Het is juist dat de bodemverontreiniging bij het kadaster is geregistreerd met een aantekening op alle percelen. Deze aantekening geeft een verwijzing naar het bodemarchief waarin de laatste stand van zaken is opgenomen. Dit kan consequenties hebben voor eigenaren van percelen, daar er nu een aantekening is van verontreiniging en er nog geen besluit van GS is betreffende de urgentie van sanering.


6. Klopt het dat bij de rapportage van de bodemverontreiniging van de burgemeesterswijk ook uitgegaan is van minder gevoelig gebiedstype dan het werkelijk is.

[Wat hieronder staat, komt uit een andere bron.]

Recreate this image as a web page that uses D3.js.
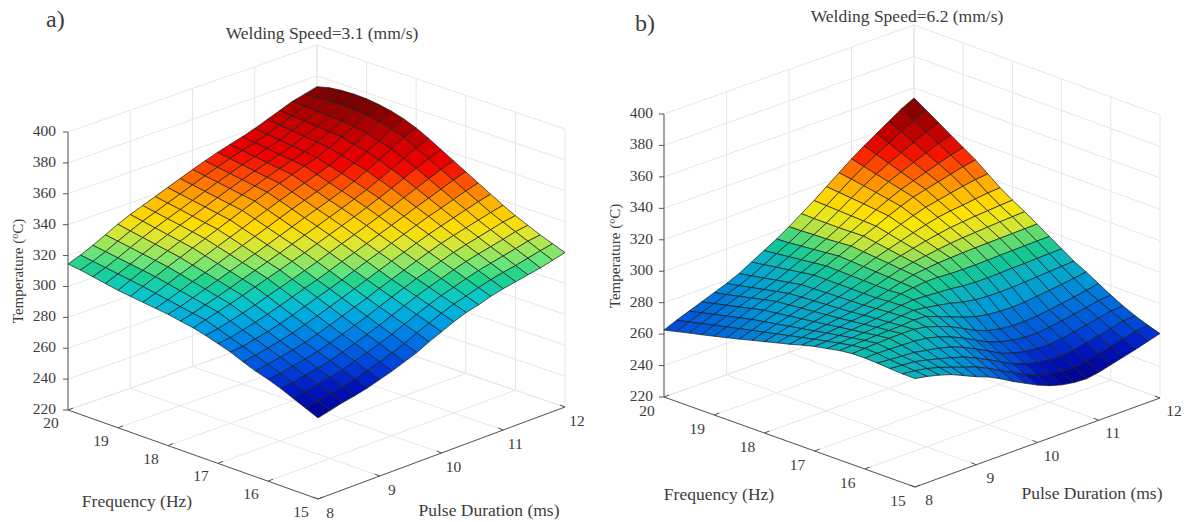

Kunt u aangeven of en welke gevolgen de uitspraak van de Raad van State, zowel financieel als in tijd heeft voor de herbouw van de burgemeesterswijk.

De indruk bestaat dat het juist is dat is uitgegaan van een minder gevoelig gebiedstype maar nu dit nog niet voldoende is onderbouwd door het ecologisch onderzoek kan hierover geen definitieve mededeling worden gedaan. Nu voor de Burgemeesterswijk het besluit al is genomen tot herinrichting is de gebiedstypering niet meer van direct belang daar hier sanering gaat plaatsvinden. De uitspraak van de Raad van State heeft voor de herbouw van de Burgemeesterswijk zowel financieel als in tijd geen gevolgen.